Thursday September 1, 2005 - The Guardian
'I'm just glad I saw it' - New Orleans was the city of jazz, Faulkner and Tennessee Williams, the place where the US Bible Belt came unbuckled. Former New York Times editor Howell Raines laments the destruction of the Big Easy, and asks: why did President Bush do so little in response?
Unlike thousands of American families, my kin and I received at least one precious splash of good news from New Orleans. My daughter-in-law Eva Hughes Raines loaded her three-year-old daughter Sasha and the family pets into an SUV and fled town a full day ahead of the evacuation order. My son Jeffrey and his mates in Galactic, one of the city's better known funk bands, were performing in Seattle, watching from afar as Katrina inundated their homes in the US's most distinctive city. Soon the little family will arrive here in the Pocono mountains in Pennsylvania where we will wait, for weeks or months, to see if their antique neighbourhood of distinctive "shotgun houses" can be made habitable again.

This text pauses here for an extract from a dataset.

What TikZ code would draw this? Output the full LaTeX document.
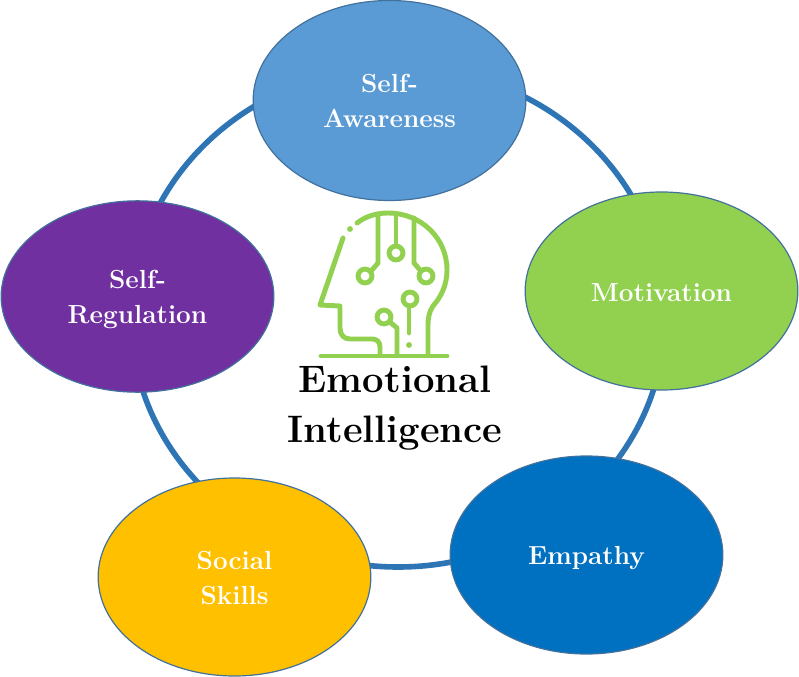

In the personal realm, there is no relief like the relief arising from the safety of loved ones. In the civic realm, there is no communal grief quite like that kind so well known to Londoners and New Yorkers from past disasters, the sorrow of watching as a beloved city is hammered by an unstoppable malice. Millions around the world now know about the inundation of the famous "bowl" formed by the city's levees. What may need a little explaining is why New Orleans has been for generations of Americans a golden bowl of memories, both sacred and profane.
In colonial times, it was the one American city where Afro-Caribbean and Creole culture enjoyed at least a measure of tolerance under a succession of masters - Spanish, French, British and American. In 1814, it was the site of the United States' most complete victory over the Redcoats, a victory all the sweeter because it was crafted by the raw Celtic cunning of our most quintessentially American president, Andrew Jackson, and the Gallic conniving of his pirate ally, Jean Lafitte. Even the handful of Americans who died at the battle of New Orleans did so in Mardi Gras style, dancing atop the barricades before the last of the British snipers had skulked away.
For millions of Americans who grew up in strait-laced towns, the Big Easy has always been the city to dance, the one Southern place where the Bible Belt came unbuckled. A hundred years ago, the Storyville section was America's best place for the world's oldest profession and the birthplace of America's best contribution to world music, jazz. Like millions of other young people in the preacher-haunted Southland, I bought my first legal drink in the French Quarter. We went for the booze, and in that world of cobbled streets and hidden gardens, some of us glimpsed the glory and costs of pursuing art or individualism.